■ Exercise ■
Do not repeat pictures. Repeat exactly the lines of the listing below from its first line through the line with "ax.plot([bx, bx], bracket_y, color='#222222', lw=1.1, zorder=2)".

■ Data extract ■
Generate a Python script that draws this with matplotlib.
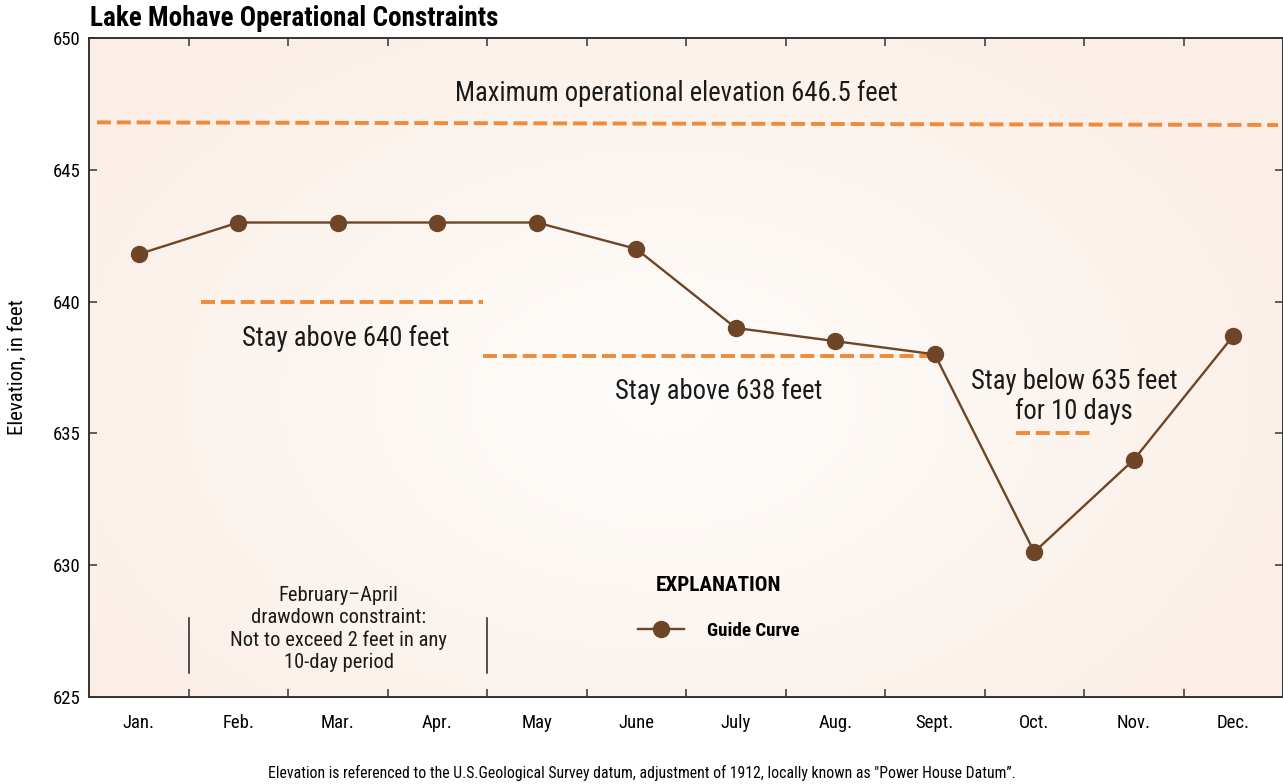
import numpy as np
import matplotlib.pyplot as plt
from matplotlib.colors import LinearSegmentedColormap

plt.rcParams['font.family'] = ['Roboto Condensed', 'DejaVu Sans']

months = ['Jan.', 'Feb.', 'Mar.', 'Apr.', 'May', 'June', 'July', 'Aug.',
          'Sept.', 'Oct.', 'Nov.', 'Dec.']
guide_curve = [641.8, 643, 643, 643, 643, 642, 639, 638.5, 638, 630.5, 634, 638.7]

# constraint lines: (x start, x end, elevation start, elevation end)
max_line = (0.08, 11.95, 646.8, 646.7)
above_640 = (1.13, 3.96, 640, 640)
above_638 = (3.96, 8.47, 637.95, 637.95)
below_635 = (9.32, 10.09, 635, 635)
bracket_x = [1.0, 4.0]
bracket_y = (625.9, 628.0)

brown = '#6f4528'
orange = '#ef8a3a'

fig = plt.figure(figsize=(12.83, 7.84), dpi=100)
ax = fig.add_axes([89 / 1283, 87 / 784, 1194 / 1283, 659 / 784])

# soft radial background
yy, xx = np.mgrid[0:1:300j, 0:1:300j]
r = np.sqrt(((xx - 0.48) * 1.2) ** 2 + (yy - 0.45) ** 2)
cmap = LinearSegmentedColormap.from_list('bg', ['#fefcfa', '#fcf5ef', '#fbeee7'])
ax.imshow(r, cmap=cmap, extent=[0, 1, 0, 1], transform=ax.transAxes,
          aspect='auto', zorder=0, origin='lower', vmin=0.05, vmax=0.72)

x = np.arange(len(months)) + 0.5
for seg in (max_line, above_640, above_638, below_635):
    ax.plot(seg[:2], seg[2:], color=orange, lw=2.8, ls=(0, (3.6, 1.5)), zorder=2)

ax.plot(x, guide_curve, color=brown, lw=1.7, marker='o', markersize=11.5,
        markerfacecolor=brown, markeredgecolor=brown, zorder=3, label='Guide Curve')

for bx in bracket_x:
    ax.plot([bx, bx], bracket_y, color='#222222', lw=1.1, zorder=2)

tk = dict(fontsize=19.2, color='#1a1a1a', ha='center', va='center')
ax.text(5.9, 647.9, 'Maximum operational elevation 646.5 feet', **tk)
ax.text(2.58, 638.6, 'Stay above 640 feet', **tk)
ax.text(6.33, 636.6, 'Stay above 638 feet', **tk)
ax.text(9.9, 636.4, 'Stay below 635 feet\nfor 10 days', linespacing=1.16, **tk)
ax.text(2.51, 627.58, 'February\u2013April\ndrawdown constraint:\nNot to exceed 2 feet in any\n10-day period',
        fontsize=14.8, color='#1a1a1a', ha='center', va='center', linespacing=1.22)

leg = ax.legend(loc='center', bbox_to_anchor=(6.33, 628.38), bbox_transform=ax.transData,
                frameon=False, title='EXPLANATION', handlelength=2.4,
                prop={'weight': 'bold', 'size': 13.7}, title_fontproperties={'weight': 'bold', 'size': 15.2},
                borderpad=0, labelspacing=0, handletextpad=1.2)
leg._legend_box.sep = 19

ax.set_xlim(0, 12)
ax.set_ylim(625, 650)
ax.set_xticks(np.arange(1, 12))
ax.set_xticklabels([])
ax.set_xticks(x, minor=True)
ax.set_xticklabels(months, minor=True, fontsize=13.5)
ax.tick_params(axis='x', which='major', direction='in', length=6, top=True, width=1.1, color='#333333')
ax.tick_params(axis='x', which='minor', length=0, pad=12)
ax.set_yticks([625, 630, 635, 640, 645, 650])
ax.tick_params(axis='y', direction='in', length=6, right=True, labelsize=13.5, width=1.1,
               color='#333333', pad=6)
for s in ax.spines.values():
    s.set_color('#333333')
    s.set_linewidth(1.4)

ax.set_ylabel('Elevation, in feet', fontsize=15)
ax.yaxis.set_label_coords(-0.052, 0.5)
fig.text(90 / 1283, 1 - 18 / 784, 'Lake Mohave Operational Constraints', fontsize=19.5,
         fontweight='bold', ha='left', va='center')
fig.text(0.5, 1 - 773 / 784,
         'Elevation is referenced to the U.S.Geological Survey datum, adjustment of 1912, '
         'locally known as "Power House Datum\u201d.', fontsize=11.3, ha='center', va='center')

plt.savefig('out.png', dpi=100)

■ Exercise response ■
Generate a Python script that draws this with matplotlib.
import numpy as np
import matplotlib.pyplot as plt
from matplotlib.colors import LinearSegmentedColormap

plt.rcParams['font.family'] = ['Roboto Condensed', 'DejaVu Sans']

months = ['Jan.', 'Feb.', 'Mar.', 'Apr.', 'May', 'June', 'July', 'Aug.',
          'Sept.', 'Oct.', 'Nov.', 'Dec.']
guide_curve = [641.8, 643, 643, 643, 643, 642, 639, 638.5, 638, 630.5, 634, 638.7]

# constraint lines: (x start, x end, elevation start, elevation end)
max_line = (0.08, 11.95, 646.8, 646.7)
above_640 = (1.13, 3.96, 640, 640)
above_638 = (3.96, 8.47, 637.95, 637.95)
below_635 = (9.32, 10.09, 635, 635)
bracket_x = [1.0, 4.0]
bracket_y = (625.9, 628.0)

brown = '#6f4528'
orange = '#ef8a3a'

fig = plt.figure(figsize=(12.83, 7.84), dpi=100)
ax = fig.add_axes([89 / 1283, 87 / 784, 1194 / 1283, 659 / 784])

# soft radial background
yy, xx = np.mgrid[0:1:300j, 0:1:300j]
r = np.sqrt(((xx - 0.48) * 1.2) ** 2 + (yy - 0.45) ** 2)
cmap = LinearSegmentedColormap.from_list('bg', ['#fefcfa', '#fcf5ef', '#fbeee7'])
ax.imshow(r, cmap=cmap, extent=[0, 1, 0, 1], transform=ax.transAxes,
          aspect='auto', zorder=0, origin='lower', vmin=0.05, vmax=0.72)

x = np.arange(len(months)) + 0.5
for seg in (max_line, above_640, above_638, below_635):
    ax.plot(seg[:2], seg[2:], color=orange, lw=2.8, ls=(0, (3.6, 1.5)), zorder=2)

ax.plot(x, guide_curve, color=brown, lw=1.7, marker='o', markersize=11.5,
        markerfacecolor=brown, markeredgecolor=brown, zorder=3, label='Guide Curve')

for bx in bracket_x:
    ax.plot([bx, bx], bracket_y, color='#222222', lw=1.1, zorder=2)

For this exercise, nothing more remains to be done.